Here's a quick look at the scale of the network assets that compete with substitutes:
| Network Metric | Value/Status | Reference Period |
|---|---|---|
| Markets Connected by Fiber Network | 30+ | Late 2025 |
| Homes Upgraded to Fiber-to-the-Home (FTTH) | 400,000 | 2024 |
| Gigabit-Ready Fixed Footprint | 97% | End of 2024 |
| Postpaid Additions (Q3) | Highest in three years | Q3 2025 |
| Consolidated Adjusted OIBDA Margin | 39% | Q3 2025 |
The push for Fixed-Mobile Convergence (FMC) is also key to retaining customers who might otherwise switch to pure-play mobile OTT solutions. For instance, FMC penetration across key markets reached over 30% by Q1 2025. The momentum is clear, with postpaid additions in Q3 2025 being the highest in three years.
The threat of substitution is being managed through a dual strategy:
- Partnering with Starlink for emergency Direct to Cell service in the Caribbean.
- Continuing to expand and upgrade the core fiber network, which covered 30+ markets.
- Driving Fixed-Mobile Convergence (FMC) penetration, which was over 30% in key markets as of Q1 2025.
The company's operational focus is translating into financial strength against these pressures, with the Adjusted OIBDA margin hitting 39% in Q3 2025.
Finance: draft the 2026 CapEx plan with a target of 14% of revenue, down from 16% in 2024, by Friday.
Liberty Latin America Ltd. (LILAK) - Porter's Five Forces: Threat of new entrants
You're looking at the barriers to entry for a new player trying to compete head-to-head with Liberty Latin America Ltd. in its core markets. Honestly, the deck is stacked against them from the jump because of the sheer scale of investment required.
The capital expenditure barrier is extremely high due to the need for spectrum, fiber, and subsea cable infrastructure. Building a competitive network requires massive, upfront spending that few can stomach. For instance, Liberty Latin America Ltd. reported Capital Expenditures of $139.3Mn for the quarter ending June 2025. Furthermore, Liberty Networks is executing a USD 250 million multi-year investment plan to expand subsea routes and reinforce terrestrial networks. This level of sustained investment immediately filters out most potential competitors.

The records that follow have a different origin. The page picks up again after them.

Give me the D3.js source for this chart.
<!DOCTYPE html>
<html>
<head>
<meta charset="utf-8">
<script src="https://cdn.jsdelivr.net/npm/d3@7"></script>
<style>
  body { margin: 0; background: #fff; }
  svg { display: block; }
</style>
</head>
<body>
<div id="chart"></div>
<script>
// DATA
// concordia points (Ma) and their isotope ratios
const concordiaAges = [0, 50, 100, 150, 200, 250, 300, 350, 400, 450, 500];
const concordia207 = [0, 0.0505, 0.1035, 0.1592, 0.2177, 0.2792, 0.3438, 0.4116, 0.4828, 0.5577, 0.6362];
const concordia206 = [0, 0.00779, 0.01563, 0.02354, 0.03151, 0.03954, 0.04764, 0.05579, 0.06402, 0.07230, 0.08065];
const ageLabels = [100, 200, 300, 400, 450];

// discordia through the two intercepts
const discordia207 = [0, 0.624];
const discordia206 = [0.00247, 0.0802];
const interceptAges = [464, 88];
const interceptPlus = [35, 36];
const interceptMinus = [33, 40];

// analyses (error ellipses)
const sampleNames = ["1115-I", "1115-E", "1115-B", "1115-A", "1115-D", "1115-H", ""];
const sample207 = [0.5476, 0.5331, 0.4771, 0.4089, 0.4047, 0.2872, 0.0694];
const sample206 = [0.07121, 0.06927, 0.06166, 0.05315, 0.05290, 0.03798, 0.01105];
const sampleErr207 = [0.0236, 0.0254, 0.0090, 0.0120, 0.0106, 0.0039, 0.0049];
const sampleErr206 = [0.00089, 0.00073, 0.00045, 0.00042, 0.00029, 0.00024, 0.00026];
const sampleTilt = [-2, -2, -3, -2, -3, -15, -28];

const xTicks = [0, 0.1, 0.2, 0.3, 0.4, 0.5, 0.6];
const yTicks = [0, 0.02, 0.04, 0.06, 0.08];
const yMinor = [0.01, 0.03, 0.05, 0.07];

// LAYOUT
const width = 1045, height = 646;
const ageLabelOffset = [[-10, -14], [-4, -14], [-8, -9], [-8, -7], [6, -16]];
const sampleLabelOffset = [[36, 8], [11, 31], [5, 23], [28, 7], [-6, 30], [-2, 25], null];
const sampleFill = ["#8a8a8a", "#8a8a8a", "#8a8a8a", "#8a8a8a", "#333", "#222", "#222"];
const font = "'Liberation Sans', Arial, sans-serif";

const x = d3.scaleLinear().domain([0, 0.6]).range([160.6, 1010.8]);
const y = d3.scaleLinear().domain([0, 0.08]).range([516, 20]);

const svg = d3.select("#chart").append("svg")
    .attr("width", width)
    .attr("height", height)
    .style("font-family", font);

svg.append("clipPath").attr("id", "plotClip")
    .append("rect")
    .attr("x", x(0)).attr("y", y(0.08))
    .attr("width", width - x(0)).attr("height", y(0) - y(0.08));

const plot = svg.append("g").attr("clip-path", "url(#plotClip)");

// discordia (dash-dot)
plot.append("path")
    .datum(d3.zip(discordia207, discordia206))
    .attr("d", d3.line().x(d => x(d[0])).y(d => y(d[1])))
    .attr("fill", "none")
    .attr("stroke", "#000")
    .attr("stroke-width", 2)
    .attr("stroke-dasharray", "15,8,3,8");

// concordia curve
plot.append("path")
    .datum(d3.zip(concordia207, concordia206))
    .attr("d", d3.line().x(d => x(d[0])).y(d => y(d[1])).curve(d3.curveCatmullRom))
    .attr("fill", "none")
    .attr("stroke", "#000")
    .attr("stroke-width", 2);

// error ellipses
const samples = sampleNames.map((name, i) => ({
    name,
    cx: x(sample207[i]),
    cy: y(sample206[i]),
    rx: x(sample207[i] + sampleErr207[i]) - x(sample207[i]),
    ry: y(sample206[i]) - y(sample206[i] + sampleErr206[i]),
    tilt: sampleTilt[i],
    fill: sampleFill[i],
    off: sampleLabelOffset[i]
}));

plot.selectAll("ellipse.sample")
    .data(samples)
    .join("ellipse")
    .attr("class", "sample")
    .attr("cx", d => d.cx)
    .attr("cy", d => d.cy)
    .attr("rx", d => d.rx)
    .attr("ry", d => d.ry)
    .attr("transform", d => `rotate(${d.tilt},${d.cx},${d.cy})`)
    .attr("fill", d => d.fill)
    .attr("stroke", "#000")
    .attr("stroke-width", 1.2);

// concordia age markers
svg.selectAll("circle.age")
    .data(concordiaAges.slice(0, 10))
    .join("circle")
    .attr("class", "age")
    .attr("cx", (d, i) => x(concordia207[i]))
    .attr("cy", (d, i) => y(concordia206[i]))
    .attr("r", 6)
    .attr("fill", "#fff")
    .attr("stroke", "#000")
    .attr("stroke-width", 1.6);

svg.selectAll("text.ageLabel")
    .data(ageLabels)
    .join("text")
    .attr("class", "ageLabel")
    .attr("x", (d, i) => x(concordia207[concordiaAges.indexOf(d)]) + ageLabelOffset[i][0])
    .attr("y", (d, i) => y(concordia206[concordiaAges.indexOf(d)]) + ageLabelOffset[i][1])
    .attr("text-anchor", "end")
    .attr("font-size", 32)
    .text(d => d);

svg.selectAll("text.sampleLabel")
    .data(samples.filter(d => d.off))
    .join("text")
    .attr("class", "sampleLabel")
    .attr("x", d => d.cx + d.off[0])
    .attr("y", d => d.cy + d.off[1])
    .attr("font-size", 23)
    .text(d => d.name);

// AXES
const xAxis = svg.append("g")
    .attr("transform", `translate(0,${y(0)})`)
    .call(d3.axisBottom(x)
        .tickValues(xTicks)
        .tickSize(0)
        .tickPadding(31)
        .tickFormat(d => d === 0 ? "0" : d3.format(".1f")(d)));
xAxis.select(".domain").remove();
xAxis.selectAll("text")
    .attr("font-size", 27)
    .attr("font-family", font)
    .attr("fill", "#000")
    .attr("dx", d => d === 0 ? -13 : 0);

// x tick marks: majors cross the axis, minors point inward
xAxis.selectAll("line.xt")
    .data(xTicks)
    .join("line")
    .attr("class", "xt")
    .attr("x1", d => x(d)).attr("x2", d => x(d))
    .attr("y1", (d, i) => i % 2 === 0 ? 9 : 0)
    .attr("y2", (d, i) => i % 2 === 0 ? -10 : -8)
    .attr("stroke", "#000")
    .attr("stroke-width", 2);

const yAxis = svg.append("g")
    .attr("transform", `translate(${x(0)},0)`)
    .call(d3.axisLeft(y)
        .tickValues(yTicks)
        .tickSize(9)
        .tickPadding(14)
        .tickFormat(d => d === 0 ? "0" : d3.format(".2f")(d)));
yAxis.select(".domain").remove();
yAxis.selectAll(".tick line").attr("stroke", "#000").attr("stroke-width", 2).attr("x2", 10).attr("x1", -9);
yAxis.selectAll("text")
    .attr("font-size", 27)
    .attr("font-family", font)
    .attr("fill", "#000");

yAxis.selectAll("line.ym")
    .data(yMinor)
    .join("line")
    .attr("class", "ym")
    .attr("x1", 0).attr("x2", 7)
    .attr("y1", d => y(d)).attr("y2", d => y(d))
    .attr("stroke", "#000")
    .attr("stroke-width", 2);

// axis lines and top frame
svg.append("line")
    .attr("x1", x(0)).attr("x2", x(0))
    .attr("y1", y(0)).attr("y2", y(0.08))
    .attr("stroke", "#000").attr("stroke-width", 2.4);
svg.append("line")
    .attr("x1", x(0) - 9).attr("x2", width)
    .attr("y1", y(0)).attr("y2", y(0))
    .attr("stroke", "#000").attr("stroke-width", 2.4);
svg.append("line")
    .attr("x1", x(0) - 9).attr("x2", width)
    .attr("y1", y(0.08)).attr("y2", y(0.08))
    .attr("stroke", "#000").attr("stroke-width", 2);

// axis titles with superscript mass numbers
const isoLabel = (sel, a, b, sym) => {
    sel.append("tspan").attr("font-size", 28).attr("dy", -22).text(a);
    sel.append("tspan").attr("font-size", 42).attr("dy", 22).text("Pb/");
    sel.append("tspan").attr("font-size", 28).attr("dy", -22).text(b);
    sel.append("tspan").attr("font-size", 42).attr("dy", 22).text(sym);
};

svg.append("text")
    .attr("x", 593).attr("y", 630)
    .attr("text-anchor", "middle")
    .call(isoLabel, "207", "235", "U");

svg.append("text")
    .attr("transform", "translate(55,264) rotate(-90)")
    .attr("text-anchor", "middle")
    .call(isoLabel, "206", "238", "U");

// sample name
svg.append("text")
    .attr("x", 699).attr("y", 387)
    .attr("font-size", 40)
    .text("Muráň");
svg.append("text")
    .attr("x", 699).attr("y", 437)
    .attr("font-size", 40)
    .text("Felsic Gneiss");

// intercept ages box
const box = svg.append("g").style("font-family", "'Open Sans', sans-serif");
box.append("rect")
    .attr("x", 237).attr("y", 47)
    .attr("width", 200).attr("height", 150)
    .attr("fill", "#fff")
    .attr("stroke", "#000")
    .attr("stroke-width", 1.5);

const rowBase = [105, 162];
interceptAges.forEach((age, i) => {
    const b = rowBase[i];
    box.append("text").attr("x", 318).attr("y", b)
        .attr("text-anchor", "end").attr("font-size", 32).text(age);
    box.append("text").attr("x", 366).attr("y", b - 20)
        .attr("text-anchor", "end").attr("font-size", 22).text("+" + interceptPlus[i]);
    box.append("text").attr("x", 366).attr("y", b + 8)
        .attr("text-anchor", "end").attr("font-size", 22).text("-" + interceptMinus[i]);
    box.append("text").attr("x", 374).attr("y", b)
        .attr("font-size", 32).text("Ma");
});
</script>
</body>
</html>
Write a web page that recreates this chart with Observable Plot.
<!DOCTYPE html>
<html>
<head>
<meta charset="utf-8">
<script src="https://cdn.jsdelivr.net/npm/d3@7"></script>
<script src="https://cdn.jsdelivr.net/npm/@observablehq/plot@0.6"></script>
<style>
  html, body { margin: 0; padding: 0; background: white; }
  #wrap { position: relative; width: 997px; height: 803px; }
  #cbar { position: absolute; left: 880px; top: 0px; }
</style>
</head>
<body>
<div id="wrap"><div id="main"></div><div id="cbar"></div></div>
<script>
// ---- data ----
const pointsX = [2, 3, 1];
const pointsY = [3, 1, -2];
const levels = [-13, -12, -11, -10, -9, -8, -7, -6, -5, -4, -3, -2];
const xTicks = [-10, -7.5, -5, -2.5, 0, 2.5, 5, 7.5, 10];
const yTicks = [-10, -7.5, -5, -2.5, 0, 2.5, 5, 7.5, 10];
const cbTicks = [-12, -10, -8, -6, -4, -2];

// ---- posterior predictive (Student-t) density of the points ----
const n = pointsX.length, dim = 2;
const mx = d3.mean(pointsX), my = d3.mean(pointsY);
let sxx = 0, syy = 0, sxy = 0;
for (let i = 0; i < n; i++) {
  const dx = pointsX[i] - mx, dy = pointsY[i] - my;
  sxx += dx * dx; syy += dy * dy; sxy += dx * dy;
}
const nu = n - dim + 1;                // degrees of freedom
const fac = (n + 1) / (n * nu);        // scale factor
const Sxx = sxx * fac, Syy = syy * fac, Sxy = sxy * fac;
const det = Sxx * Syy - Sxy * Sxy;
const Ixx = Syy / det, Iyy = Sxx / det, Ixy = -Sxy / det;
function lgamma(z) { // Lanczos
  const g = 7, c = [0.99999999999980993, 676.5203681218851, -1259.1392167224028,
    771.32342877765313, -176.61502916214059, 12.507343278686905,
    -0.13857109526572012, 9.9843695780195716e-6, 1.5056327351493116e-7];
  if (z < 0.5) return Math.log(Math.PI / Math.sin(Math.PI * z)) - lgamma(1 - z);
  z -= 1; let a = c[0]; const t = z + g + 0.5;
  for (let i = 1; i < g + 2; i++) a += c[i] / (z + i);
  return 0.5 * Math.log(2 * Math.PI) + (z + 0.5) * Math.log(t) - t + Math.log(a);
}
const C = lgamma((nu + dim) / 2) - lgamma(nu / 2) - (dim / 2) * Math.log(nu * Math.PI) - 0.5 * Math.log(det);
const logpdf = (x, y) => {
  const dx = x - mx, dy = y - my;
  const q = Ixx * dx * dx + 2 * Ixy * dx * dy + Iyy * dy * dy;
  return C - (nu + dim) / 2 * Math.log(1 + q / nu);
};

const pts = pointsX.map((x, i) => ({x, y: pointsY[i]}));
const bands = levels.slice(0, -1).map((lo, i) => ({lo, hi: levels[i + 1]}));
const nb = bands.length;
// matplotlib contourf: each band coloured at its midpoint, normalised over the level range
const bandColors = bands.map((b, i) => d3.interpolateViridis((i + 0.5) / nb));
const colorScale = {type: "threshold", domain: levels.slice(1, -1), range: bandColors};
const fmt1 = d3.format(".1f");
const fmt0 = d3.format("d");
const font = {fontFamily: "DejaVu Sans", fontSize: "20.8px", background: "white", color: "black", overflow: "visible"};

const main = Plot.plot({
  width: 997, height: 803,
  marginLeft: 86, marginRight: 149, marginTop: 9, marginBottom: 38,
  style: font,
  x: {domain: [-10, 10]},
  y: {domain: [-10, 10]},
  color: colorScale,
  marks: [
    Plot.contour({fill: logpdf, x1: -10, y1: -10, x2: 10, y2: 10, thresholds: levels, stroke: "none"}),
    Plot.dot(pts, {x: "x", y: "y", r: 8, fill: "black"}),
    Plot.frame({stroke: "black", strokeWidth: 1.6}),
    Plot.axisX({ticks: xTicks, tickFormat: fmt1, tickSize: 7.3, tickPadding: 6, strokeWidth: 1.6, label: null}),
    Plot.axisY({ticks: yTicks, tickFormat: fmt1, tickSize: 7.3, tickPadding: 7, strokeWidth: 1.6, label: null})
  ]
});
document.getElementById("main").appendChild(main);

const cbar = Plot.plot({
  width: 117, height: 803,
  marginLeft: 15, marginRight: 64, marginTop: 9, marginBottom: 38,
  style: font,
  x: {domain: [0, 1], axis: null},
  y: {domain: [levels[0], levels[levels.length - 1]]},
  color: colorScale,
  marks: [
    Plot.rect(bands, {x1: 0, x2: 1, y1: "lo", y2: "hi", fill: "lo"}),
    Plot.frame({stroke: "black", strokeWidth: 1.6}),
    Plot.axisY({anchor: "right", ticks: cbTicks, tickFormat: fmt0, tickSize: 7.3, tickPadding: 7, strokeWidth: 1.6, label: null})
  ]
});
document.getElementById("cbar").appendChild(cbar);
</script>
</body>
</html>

LILAK controls nearly 50,000 km of subsea fiber, a massive, unreplicable network asset. This existing footprint, built over decades, provides unparalleled reach and resilience across the Caribbean and Latin America, connecting over 30 countries. A new entrant would need to replicate this physical backbone, which is practically impossible in the near term. Consider the scale of their current assets:
| Asset Type | Approximate Length (as of late 2025) | Recent Investment Context |
| Submarine Fibre Optic Cable | Nearly 50,000 km | Partnering on the new MANTA subsea system, estimated at 5,400 km |
| Terrestrial Networks | 17,000 km | Expanding Points-of-Presence (PoPs) to 96 wholesale PoPs across the region |
Regulatory barriers are significant, requiring government licenses and facing anti-trust scrutiny on mergers. Operating across multiple sovereign nations means navigating a complex web of local telecommunications laws. Any significant move, like the planned JV with Tigo in Costa Rica, requires specific regulatory approval. Even internal restructuring, such as Liberty Latin America Ltd.'s stated intention to separate Liberty Puerto Rico, immediately draws attention and requires detailed clarification from regulators like the Puerto Rico Telecommunications Bureau (NET) in August 2025. Securing spectrum licenses alone is a multi-million dollar, time-consuming hurdle.
New entrants are limited to niche wireless (MVNO) or small-scale fiber-to-the-home (FTTH) providers. The incumbents already dominate the high-capacity core. For example, Liberty Latin America Ltd. had already passed or upgraded approximately 400,000 homes using FTTH by the end of 2024, with 97% of its footprint Gigabit-ready. Plus, the push for Fixed-Mobile Convergence (FMC) is deep, with penetration exceeding 30% across key markets by Q1 2025. This means a new player can only realistically target small, unserved pockets or compete on a specific service layer, like an MVNO without owning the underlying spectrum or fiber.
Here's a quick look at the incumbent scale versus potential entry points:
- Existing FMC penetration: >30% as of Q1 2025.
- FTTH footprint: ~400,000 homes passed or upgraded by year-end 2024.
- New entrant focus: Limited to MVNOs or small-scale FTTH builds.
- Regulatory hurdles: Mandatory government licenses and anti-trust review.
If you don't have the capital to lay cable or buy spectrum, you're definitely playing a different game.